Instructions for the task => Omit any picture, and return the remaining data exactly as written.

Data lines =>

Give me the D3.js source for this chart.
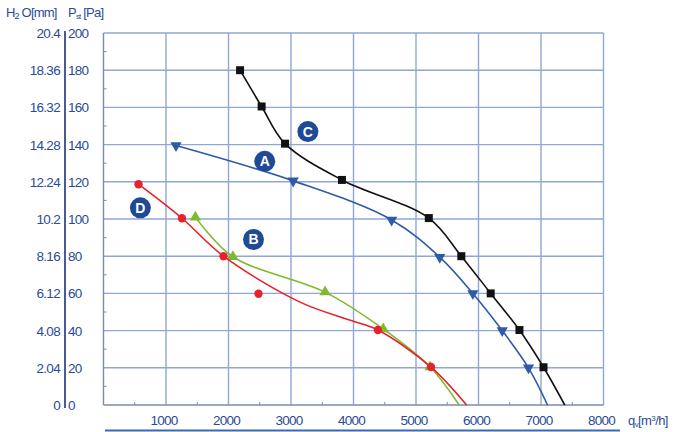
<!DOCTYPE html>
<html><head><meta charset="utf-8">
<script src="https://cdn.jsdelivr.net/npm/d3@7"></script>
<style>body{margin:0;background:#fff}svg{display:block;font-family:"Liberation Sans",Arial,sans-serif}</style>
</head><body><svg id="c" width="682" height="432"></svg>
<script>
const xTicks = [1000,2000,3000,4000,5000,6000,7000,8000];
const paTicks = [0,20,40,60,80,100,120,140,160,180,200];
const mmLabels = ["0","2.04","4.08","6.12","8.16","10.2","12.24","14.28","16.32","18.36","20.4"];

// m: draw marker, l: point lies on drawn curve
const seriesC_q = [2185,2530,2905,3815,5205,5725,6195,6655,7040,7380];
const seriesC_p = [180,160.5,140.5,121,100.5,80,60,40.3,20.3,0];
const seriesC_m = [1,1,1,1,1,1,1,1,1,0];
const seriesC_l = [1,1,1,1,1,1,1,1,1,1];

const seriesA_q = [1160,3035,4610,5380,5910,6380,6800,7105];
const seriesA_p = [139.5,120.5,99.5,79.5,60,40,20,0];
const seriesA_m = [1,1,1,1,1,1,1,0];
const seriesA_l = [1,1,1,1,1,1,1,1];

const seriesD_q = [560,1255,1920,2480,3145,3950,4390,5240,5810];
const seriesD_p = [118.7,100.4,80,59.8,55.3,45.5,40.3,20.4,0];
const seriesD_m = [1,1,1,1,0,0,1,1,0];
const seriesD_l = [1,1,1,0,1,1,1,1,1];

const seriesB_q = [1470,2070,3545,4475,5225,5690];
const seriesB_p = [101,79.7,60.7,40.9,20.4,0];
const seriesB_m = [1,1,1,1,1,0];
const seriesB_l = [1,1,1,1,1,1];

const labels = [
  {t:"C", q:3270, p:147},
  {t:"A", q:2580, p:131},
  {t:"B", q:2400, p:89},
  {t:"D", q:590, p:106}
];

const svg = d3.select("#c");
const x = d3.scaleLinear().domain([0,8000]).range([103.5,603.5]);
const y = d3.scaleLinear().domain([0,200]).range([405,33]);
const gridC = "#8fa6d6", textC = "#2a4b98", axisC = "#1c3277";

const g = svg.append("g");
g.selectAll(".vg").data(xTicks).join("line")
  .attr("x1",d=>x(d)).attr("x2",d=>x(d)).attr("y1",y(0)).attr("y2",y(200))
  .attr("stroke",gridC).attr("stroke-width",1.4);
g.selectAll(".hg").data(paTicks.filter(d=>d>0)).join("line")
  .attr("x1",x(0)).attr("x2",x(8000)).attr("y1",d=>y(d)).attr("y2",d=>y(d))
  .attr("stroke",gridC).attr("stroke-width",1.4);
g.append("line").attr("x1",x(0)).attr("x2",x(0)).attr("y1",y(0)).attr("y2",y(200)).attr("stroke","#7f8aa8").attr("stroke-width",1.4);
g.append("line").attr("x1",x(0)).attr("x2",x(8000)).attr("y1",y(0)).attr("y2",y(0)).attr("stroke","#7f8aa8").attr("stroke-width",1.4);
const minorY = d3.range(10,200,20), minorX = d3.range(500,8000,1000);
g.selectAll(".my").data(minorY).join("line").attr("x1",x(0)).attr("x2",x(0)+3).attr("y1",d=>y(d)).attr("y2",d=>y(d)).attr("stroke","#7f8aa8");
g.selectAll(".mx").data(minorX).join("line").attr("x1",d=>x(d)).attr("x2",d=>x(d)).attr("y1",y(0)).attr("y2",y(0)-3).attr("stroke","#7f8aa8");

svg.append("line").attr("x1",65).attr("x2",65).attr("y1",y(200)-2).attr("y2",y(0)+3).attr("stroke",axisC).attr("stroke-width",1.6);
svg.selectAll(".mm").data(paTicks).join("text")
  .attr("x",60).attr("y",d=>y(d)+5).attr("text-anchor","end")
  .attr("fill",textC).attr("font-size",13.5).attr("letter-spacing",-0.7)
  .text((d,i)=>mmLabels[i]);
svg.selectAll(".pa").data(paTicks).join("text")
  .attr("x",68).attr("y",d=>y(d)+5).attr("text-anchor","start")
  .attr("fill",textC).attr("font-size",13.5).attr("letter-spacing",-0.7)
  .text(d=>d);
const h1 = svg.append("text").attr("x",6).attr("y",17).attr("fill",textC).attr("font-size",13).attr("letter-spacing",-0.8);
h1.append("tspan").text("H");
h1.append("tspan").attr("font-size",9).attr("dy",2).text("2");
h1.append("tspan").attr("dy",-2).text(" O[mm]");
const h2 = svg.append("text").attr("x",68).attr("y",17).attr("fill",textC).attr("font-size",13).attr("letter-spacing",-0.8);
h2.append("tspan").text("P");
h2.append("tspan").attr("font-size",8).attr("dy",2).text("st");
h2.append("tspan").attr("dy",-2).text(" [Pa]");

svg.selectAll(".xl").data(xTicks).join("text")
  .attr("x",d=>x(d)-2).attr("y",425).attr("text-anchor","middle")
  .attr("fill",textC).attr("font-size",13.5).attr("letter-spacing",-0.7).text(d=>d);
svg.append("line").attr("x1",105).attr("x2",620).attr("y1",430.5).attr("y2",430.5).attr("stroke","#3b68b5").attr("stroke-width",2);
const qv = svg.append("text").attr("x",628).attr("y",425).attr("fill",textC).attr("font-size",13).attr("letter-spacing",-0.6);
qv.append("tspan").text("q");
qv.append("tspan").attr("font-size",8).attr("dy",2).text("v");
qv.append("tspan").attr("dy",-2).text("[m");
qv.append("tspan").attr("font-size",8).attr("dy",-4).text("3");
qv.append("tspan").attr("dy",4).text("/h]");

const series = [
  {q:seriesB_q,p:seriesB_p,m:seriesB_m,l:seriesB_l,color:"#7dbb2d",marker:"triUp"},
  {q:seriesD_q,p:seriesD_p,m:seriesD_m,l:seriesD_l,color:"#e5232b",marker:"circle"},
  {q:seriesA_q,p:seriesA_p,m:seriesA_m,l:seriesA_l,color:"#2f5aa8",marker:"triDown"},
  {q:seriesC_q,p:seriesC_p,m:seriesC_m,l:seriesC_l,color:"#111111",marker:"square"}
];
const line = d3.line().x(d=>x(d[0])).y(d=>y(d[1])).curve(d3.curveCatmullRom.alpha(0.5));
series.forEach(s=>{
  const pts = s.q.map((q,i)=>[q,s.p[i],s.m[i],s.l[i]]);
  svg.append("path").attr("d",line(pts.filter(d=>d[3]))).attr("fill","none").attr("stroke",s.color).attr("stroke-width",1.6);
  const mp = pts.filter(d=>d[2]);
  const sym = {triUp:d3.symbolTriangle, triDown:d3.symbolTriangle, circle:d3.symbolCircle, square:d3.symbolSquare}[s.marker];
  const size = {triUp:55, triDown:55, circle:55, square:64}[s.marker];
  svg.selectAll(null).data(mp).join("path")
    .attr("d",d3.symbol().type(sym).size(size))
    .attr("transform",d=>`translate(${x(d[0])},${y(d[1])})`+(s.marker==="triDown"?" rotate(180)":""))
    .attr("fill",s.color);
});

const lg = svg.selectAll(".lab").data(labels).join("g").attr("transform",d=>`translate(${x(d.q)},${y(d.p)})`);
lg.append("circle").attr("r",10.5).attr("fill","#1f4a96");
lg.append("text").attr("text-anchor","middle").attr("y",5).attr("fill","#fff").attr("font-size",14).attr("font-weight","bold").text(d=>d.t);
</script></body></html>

The output =>
Give me the D3.js source for this chart.
<!DOCTYPE html>
<html><head><meta charset="utf-8">
<script src="https://cdn.jsdelivr.net/npm/d3@7"></script>
<style>body{margin:0;background:#fff}svg{display:block;font-family:"Liberation Sans",Arial,sans-serif}</style>
</head><body><svg id="c" width="682" height="432"></svg>
<script>
const xTicks = [1000,2000,3000,4000,5000,6000,7000,8000];
const paTicks = [0,20,40,60,80,100,120,140,160,180,200];
const mmLabels = ["0","2.04","4.08","6.12","8.16","10.2","12.24","14.28","16.32","18.36","20.4"];

// m: draw marker, l: point lies on drawn curve
const seriesC_q = [2185,2530,2905,3815,5205,5725,6195,6655,7040,7380];
const seriesC_p = [180,160.5,140.5,121,100.5,80,60,40.3,20.3,0];
const seriesC_m = [1,1,1,1,1,1,1,1,1,0];
const seriesC_l = [1,1,1,1,1,1,1,1,1,1];

const seriesA_q = [1160,3035,4610,5380,5910,6380,6800,7105];
const seriesA_p = [139.5,120.5,99.5,79.5,60,40,20,0];
const seriesA_m = [1,1,1,1,1,1,1,0];
const seriesA_l = [1,1,1,1,1,1,1,1];

const seriesD_q = [560,1255,1920,2480,3145,3950,4390,5240,5810];
const seriesD_p = [118.7,100.4,80,59.8,55.3,45.5,40.3,20.4,0];
const seriesD_m = [1,1,1,1,0,0,1,1,0];
const seriesD_l = [1,1,1,0,1,1,1,1,1];

const seriesB_q = [1470,2070,3545,4475,5225,5690];
const seriesB_p = [101,79.7,60.7,40.9,20.4,0];
const seriesB_m = [1,1,1,1,1,0];
const seriesB_l = [1,1,1,1,1,1];

const labels = [
  {t:"C", q:3270, p:147},
  {t:"A", q:2580, p:131},
  {t:"B", q:2400, p:89},
  {t:"D", q:590, p:106}
];

const svg = d3.select("#c");
const x = d3.scaleLinear().domain([0,8000]).range([103.5,603.5]);
const y = d3.scaleLinear().domain([0,200]).range([405,33]);
const gridC = "#8fa6d6", textC = "#2a4b98", axisC = "#1c3277";

const g = svg.append("g");
g.selectAll(".vg").data(xTicks).join("line")
  .attr("x1",d=>x(d)).attr("x2",d=>x(d)).attr("y1",y(0)).attr("y2",y(200))
  .attr("stroke",gridC).attr("stroke-width",1.4);
g.selectAll(".hg").data(paTicks.filter(d=>d>0)).join("line")
  .attr("x1",x(0)).attr("x2",x(8000)).attr("y1",d=>y(d)).attr("y2",d=>y(d))
  .attr("stroke",gridC).attr("stroke-width",1.4);
g.append("line").attr("x1",x(0)).attr("x2",x(0)).attr("y1",y(0)).attr("y2",y(200)).attr("stroke","#7f8aa8").attr("stroke-width",1.4);
g.append("line").attr("x1",x(0)).attr("x2",x(8000)).attr("y1",y(0)).attr("y2",y(0)).attr("stroke","#7f8aa8").attr("stroke-width",1.4);
const minorY = d3.range(10,200,20), minorX = d3.range(500,8000,1000);
g.selectAll(".my").data(minorY).join("line").attr("x1",x(0)).attr("x2",x(0)+3).attr("y1",d=>y(d)).attr("y2",d=>y(d)).attr("stroke","#7f8aa8");
g.selectAll(".mx").data(minorX).join("line").attr("x1",d=>x(d)).attr("x2",d=>x(d)).attr("y1",y(0)).attr("y2",y(0)-3).attr("stroke","#7f8aa8");

svg.append("line").attr("x1",65).attr("x2",65).attr("y1",y(200)-2).attr("y2",y(0)+3).attr("stroke",axisC).attr("stroke-width",1.6);
svg.selectAll(".mm").data(paTicks).join("text")
  .attr("x",60).attr("y",d=>y(d)+5).attr("text-anchor","end")
  .attr("fill",textC).attr("font-size",13.5).attr("letter-spacing",-0.7)
  .text((d,i)=>mmLabels[i]);
svg.selectAll(".pa").data(paTicks).join("text")
  .attr("x",68).attr("y",d=>y(d)+5).attr("text-anchor","start")
  .attr("fill",textC).attr("font-size",13.5).attr("letter-spacing",-0.7)
  .text(d=>d);
const h1 = svg.append("text").attr("x",6).attr("y",17).attr("fill",textC).attr("font-size",13).attr("letter-spacing",-0.8);
h1.append("tspan").text("H");
h1.append("tspan").attr("font-size",9).attr("dy",2).text("2");
h1.append("tspan").attr("dy",-2).text(" O[mm]");
const h2 = svg.append("text").attr("x",68).attr("y",17).attr("fill",textC).attr("font-size",13).attr("letter-spacing",-0.8);
h2.append("tspan").text("P");
h2.append("tspan").attr("font-size",8).attr("dy",2).text("st");
h2.append("tspan").attr("dy",-2).text(" [Pa]");

svg.selectAll(".xl").data(xTicks).join("text")
  .attr("x",d=>x(d)-2).attr("y",425).attr("text-anchor","middle")
  .attr("fill",textC).attr("font-size",13.5).attr("letter-spacing",-0.7).text(d=>d);
svg.append("line").attr("x1",105).attr("x2",620).attr("y1",430.5).attr("y2",430.5).attr("stroke","#3b68b5").attr("stroke-width",2);
const qv = svg.append("text").attr("x",628).attr("y",425).attr("fill",textC).attr("font-size",13).attr("letter-spacing",-0.6);
qv.append("tspan").text("q");
qv.append("tspan").attr("font-size",8).attr("dy",2).text("v");
qv.append("tspan").attr("dy",-2).text("[m");
qv.append("tspan").attr("font-size",8).attr("dy",-4).text("3");
qv.append("tspan").attr("dy",4).text("/h]");

const series = [
  {q:seriesB_q,p:seriesB_p,m:seriesB_m,l:seriesB_l,color:"#7dbb2d",marker:"triUp"},
  {q:seriesD_q,p:seriesD_p,m:seriesD_m,l:seriesD_l,color:"#e5232b",marker:"circle"},
  {q:seriesA_q,p:seriesA_p,m:seriesA_m,l:seriesA_l,color:"#2f5aa8",marker:"triDown"},
  {q:seriesC_q,p:seriesC_p,m:seriesC_m,l:seriesC_l,color:"#111111",marker:"square"}
];
const line = d3.line().x(d=>x(d[0])).y(d=>y(d[1])).curve(d3.curveCatmullRom.alpha(0.5));
series.forEach(s=>{
  const pts = s.q.map((q,i)=>[q,s.p[i],s.m[i],s.l[i]]);
  svg.append("path").attr("d",line(pts.filter(d=>d[3]))).attr("fill","none").attr("stroke",s.color).attr("stroke-width",1.6);
  const mp = pts.filter(d=>d[2]);
  const sym = {triUp:d3.symbolTriangle, triDown:d3.symbolTriangle, circle:d3.symbolCircle, square:d3.symbolSquare}[s.marker];
  const size = {triUp:55, triDown:55, circle:55, square:64}[s.marker];
  svg.selectAll(null).data(mp).join("path")
    .attr("d",d3.symbol().type(sym).size(size))
    .attr("transform",d=>`translate(${x(d[0])},${y(d[1])})`+(s.marker==="triDown"?" rotate(180)":""))
    .attr("fill",s.color);
});

const lg = svg.selectAll(".lab").data(labels).join("g").attr("transform",d=>`translate(${x(d.q)},${y(d.p)})`);
lg.append("circle").attr("r",10.5).attr("fill","#1f4a96");
lg.append("text").attr("text-anchor","middle").attr("y",5).attr("fill","#fff").attr("font-size",14).attr("font-weight","bold").text(d=>d.t);
</script></body></html>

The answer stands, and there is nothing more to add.